● Set task
Set down only those lines that fall from the line containing "picture with matplotlib." through the line containing "W, H = 550, 950", unchanged and without pictures.

[Dataset excerpt]
++++++++++++++++++++

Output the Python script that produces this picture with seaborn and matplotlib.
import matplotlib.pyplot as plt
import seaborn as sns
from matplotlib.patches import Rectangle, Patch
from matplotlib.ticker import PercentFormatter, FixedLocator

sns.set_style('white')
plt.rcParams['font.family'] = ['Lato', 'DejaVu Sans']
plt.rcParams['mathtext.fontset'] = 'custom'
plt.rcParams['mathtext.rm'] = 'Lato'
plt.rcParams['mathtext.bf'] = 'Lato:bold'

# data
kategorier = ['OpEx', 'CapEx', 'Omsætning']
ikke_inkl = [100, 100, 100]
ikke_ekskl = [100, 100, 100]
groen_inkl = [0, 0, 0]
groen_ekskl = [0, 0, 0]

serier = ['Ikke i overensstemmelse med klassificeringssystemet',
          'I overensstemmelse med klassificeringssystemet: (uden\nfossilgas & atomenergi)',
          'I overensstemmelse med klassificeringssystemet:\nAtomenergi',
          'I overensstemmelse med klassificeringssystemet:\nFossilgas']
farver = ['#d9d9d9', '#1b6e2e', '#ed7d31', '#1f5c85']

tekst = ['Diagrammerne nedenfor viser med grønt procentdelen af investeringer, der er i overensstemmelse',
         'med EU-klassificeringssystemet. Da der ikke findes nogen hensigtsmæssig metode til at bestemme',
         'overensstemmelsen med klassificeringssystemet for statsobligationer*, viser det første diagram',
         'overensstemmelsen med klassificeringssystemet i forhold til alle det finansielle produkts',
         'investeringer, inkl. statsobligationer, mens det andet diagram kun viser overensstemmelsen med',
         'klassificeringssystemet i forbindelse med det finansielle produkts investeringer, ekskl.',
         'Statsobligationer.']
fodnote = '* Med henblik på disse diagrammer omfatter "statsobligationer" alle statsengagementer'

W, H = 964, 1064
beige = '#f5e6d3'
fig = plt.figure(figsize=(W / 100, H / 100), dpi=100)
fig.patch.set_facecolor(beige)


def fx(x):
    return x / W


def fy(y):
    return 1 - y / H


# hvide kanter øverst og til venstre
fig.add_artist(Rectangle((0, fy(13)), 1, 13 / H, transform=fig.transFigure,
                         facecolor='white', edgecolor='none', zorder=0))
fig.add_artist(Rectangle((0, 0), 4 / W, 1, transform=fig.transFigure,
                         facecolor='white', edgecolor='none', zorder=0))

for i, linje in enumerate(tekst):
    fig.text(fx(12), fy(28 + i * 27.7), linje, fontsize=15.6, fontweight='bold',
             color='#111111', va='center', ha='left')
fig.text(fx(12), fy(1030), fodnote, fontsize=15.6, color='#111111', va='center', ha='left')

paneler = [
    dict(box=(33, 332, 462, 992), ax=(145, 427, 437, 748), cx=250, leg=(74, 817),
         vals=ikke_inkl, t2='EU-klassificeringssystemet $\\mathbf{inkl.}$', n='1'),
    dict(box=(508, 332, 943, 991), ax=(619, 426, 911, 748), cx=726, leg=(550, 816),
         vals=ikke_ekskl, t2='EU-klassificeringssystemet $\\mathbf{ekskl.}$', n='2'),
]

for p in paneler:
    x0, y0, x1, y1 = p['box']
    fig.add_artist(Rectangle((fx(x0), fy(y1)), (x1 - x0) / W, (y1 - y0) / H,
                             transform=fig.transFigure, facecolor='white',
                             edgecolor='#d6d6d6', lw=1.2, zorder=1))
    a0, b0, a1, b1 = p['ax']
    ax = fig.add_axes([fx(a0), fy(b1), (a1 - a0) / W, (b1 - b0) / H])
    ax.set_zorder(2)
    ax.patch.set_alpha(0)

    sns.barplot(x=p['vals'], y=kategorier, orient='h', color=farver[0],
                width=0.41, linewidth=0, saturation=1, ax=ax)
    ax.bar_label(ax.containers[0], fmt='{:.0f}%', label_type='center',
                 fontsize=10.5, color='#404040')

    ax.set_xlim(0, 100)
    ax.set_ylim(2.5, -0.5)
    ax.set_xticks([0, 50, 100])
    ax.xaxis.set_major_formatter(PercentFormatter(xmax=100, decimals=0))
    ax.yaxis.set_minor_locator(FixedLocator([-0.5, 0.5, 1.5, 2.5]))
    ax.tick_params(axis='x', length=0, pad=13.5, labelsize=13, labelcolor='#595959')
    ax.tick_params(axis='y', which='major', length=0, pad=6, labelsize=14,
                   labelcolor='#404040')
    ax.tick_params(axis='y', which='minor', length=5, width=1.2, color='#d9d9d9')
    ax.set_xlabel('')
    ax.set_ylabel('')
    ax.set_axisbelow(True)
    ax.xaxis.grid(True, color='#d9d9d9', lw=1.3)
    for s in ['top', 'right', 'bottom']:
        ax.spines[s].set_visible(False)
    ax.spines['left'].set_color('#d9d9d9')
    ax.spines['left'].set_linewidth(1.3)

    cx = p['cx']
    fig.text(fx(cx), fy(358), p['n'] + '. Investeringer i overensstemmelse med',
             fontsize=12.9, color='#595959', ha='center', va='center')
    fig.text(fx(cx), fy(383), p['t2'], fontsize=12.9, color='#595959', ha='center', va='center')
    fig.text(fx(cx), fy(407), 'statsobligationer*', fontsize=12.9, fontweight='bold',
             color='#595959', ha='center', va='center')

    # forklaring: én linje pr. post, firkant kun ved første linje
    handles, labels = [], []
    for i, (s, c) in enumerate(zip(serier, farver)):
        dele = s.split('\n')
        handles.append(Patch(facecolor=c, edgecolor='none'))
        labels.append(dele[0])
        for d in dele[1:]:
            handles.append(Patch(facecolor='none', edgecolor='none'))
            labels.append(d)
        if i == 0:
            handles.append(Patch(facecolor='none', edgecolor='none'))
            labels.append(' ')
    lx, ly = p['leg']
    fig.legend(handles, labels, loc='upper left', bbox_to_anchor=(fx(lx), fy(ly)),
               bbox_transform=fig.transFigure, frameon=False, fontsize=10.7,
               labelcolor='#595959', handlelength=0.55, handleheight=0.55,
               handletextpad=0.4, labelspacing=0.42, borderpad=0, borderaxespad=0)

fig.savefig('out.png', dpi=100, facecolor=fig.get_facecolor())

++++++++++++++++++++

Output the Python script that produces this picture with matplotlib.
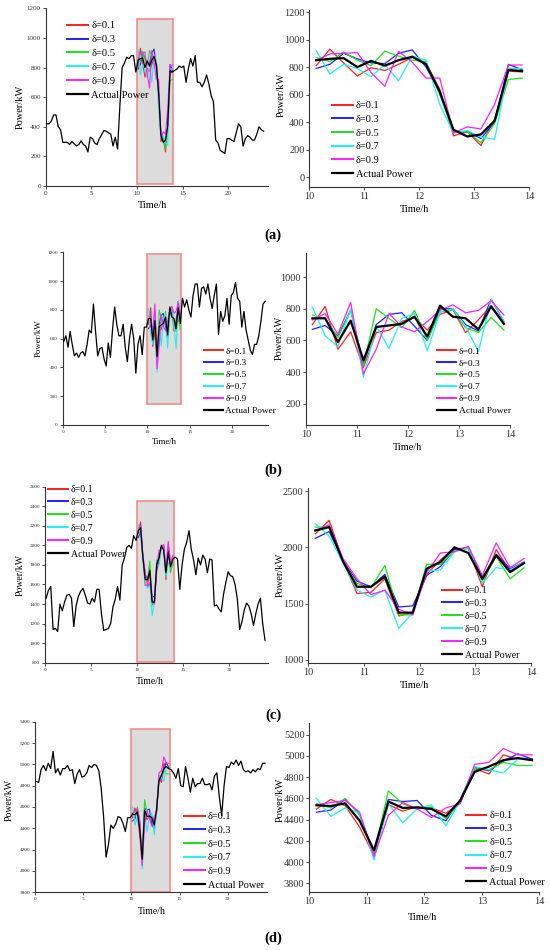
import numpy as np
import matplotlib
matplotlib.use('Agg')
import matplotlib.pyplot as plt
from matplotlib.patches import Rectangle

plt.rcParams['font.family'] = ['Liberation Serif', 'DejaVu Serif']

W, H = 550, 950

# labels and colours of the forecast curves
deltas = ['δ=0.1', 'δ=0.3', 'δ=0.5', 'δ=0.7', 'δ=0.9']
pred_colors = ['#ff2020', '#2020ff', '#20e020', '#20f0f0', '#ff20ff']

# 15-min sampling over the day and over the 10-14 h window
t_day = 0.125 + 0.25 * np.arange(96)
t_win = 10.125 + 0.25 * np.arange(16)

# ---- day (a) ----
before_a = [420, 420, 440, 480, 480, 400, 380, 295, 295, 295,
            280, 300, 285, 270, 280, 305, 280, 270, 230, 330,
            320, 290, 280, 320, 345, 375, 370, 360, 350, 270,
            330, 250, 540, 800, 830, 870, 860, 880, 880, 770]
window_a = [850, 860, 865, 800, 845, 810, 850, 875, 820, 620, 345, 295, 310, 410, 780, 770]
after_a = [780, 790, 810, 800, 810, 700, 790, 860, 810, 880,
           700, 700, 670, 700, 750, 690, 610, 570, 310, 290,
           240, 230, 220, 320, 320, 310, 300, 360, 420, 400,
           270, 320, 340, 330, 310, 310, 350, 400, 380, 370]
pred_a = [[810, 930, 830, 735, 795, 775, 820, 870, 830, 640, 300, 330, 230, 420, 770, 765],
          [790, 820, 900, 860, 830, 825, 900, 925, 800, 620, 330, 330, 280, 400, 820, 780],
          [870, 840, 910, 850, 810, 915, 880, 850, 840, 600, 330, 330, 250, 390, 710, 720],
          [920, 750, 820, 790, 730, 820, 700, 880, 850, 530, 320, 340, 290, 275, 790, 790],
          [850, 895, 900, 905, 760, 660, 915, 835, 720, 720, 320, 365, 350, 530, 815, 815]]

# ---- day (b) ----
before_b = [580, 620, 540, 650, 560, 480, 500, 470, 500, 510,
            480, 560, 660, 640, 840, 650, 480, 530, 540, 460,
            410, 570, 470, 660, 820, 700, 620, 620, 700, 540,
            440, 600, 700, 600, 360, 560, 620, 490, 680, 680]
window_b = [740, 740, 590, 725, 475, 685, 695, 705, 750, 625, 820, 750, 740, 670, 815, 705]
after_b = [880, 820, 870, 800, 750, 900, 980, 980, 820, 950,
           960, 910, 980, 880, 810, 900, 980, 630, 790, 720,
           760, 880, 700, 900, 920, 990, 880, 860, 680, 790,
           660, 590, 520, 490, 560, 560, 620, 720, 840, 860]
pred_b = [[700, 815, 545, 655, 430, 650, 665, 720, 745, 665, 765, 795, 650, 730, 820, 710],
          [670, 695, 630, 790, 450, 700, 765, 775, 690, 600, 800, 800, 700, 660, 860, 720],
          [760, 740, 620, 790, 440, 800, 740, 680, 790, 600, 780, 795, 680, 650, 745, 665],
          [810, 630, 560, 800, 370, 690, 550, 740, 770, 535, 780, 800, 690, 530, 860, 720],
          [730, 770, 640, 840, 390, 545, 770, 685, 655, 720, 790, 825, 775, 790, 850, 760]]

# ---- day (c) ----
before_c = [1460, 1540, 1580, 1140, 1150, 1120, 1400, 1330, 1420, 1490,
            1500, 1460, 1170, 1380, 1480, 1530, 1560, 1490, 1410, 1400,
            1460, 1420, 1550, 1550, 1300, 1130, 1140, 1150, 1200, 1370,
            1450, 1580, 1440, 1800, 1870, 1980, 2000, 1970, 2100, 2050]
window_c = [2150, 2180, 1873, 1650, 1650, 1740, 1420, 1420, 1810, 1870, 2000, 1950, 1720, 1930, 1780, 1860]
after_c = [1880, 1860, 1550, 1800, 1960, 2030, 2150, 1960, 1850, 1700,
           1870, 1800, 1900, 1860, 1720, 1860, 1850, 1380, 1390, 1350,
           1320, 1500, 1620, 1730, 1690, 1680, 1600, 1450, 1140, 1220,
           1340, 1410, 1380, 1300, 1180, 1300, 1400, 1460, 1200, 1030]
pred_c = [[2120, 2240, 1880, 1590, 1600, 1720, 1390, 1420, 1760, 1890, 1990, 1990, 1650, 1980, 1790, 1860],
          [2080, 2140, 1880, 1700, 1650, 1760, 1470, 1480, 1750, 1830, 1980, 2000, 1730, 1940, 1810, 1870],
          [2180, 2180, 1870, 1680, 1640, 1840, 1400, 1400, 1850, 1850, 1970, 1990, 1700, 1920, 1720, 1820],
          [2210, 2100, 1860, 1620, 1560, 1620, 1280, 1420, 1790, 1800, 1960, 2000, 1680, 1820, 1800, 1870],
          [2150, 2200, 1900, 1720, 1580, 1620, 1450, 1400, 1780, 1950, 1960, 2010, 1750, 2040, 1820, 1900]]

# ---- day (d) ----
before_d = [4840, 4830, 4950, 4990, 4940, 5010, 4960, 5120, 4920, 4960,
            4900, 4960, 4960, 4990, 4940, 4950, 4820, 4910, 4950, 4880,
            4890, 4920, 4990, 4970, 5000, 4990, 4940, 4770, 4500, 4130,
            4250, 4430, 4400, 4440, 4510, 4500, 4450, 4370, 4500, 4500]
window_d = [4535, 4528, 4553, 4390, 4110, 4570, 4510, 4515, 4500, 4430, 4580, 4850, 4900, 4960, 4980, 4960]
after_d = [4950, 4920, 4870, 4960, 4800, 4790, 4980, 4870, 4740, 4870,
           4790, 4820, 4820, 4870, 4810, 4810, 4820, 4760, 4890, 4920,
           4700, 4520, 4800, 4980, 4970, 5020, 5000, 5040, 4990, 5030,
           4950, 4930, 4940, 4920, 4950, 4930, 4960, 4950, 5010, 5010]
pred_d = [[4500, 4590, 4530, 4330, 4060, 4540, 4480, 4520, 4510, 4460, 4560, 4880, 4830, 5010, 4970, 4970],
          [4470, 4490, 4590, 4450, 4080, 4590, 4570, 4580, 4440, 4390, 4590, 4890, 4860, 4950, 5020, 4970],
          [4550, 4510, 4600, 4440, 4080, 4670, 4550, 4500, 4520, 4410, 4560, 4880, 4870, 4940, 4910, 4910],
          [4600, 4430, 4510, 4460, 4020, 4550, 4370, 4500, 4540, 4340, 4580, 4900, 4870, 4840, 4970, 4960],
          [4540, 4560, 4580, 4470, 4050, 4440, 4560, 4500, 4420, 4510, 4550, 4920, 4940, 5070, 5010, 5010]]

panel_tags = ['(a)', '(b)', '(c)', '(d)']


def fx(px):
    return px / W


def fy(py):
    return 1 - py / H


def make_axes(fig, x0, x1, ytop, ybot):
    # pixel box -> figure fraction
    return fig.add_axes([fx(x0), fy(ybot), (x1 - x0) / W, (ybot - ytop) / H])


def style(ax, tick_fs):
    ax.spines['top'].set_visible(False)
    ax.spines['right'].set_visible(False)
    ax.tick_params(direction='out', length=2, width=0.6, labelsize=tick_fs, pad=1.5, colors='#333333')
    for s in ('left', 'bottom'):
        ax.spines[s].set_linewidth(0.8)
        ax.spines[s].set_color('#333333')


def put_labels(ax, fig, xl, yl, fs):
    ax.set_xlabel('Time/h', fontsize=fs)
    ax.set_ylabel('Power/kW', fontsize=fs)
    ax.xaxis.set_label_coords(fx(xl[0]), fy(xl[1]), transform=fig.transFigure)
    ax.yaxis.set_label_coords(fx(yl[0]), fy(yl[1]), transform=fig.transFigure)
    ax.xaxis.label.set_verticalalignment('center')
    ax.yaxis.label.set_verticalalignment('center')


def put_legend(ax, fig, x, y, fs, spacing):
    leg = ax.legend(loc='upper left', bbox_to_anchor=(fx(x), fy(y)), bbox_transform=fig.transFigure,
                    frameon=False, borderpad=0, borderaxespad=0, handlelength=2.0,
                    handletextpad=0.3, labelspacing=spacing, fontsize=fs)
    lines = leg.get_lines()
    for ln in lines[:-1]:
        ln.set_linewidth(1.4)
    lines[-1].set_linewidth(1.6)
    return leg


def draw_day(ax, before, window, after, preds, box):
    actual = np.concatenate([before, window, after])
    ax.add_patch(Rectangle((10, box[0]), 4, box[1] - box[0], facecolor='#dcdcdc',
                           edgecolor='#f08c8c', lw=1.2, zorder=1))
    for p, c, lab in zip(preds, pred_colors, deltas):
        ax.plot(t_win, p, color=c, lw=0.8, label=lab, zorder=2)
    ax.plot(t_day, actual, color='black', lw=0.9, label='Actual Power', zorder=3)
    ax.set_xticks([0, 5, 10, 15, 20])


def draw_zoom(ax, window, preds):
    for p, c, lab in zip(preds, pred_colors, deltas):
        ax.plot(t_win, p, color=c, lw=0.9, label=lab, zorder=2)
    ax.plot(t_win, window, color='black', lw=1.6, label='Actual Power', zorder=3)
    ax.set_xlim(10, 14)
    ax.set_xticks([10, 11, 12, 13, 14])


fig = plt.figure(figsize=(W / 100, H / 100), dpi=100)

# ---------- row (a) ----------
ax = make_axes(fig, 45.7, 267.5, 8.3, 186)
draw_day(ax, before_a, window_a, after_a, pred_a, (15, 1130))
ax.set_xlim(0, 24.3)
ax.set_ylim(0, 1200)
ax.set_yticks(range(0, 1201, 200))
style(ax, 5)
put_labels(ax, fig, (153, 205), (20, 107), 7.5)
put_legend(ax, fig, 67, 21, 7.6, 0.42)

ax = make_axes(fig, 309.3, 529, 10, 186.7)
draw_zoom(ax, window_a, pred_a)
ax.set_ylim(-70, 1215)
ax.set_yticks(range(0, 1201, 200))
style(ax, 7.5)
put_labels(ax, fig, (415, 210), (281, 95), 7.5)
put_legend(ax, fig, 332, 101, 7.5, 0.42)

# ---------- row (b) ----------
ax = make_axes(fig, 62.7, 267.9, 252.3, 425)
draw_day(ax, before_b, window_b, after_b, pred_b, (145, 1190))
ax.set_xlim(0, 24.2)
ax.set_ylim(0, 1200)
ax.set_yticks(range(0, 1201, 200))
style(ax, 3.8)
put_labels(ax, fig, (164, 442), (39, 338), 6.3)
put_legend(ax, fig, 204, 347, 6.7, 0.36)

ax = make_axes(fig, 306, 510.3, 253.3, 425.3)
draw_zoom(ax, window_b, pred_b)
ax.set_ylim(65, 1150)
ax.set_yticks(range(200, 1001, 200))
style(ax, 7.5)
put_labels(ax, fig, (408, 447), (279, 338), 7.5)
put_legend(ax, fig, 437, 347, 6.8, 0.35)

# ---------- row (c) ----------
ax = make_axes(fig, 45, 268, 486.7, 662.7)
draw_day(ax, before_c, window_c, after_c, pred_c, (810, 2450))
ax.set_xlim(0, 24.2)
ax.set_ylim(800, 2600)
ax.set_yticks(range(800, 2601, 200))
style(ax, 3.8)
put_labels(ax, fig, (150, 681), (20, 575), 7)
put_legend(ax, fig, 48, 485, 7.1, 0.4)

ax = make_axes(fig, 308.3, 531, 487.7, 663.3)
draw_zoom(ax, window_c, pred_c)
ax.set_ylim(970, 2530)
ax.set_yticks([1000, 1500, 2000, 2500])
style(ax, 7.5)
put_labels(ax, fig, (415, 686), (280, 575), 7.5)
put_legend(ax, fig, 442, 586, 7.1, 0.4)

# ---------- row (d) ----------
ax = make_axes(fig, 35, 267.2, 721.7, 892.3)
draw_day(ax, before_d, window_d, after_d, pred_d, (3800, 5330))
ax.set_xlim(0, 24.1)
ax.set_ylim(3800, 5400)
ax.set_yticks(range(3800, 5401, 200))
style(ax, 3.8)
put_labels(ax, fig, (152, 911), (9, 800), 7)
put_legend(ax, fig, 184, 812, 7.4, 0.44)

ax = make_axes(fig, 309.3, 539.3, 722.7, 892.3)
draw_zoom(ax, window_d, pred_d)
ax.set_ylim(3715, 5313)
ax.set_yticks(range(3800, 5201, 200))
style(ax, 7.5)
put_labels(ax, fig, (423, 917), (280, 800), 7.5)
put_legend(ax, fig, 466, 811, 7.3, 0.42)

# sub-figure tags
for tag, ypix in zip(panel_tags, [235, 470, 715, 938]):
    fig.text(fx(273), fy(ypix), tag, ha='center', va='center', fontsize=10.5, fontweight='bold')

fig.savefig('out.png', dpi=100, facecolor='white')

++++++++++++++++++++

● Reply to the task
Output the Python script that produces this picture with matplotlib.
import numpy as np
import matplotlib
matplotlib.use('Agg')
import matplotlib.pyplot as plt
from matplotlib.patches import Rectangle

plt.rcParams['font.family'] = ['Liberation Serif', 'DejaVu Serif']

W, H = 550, 950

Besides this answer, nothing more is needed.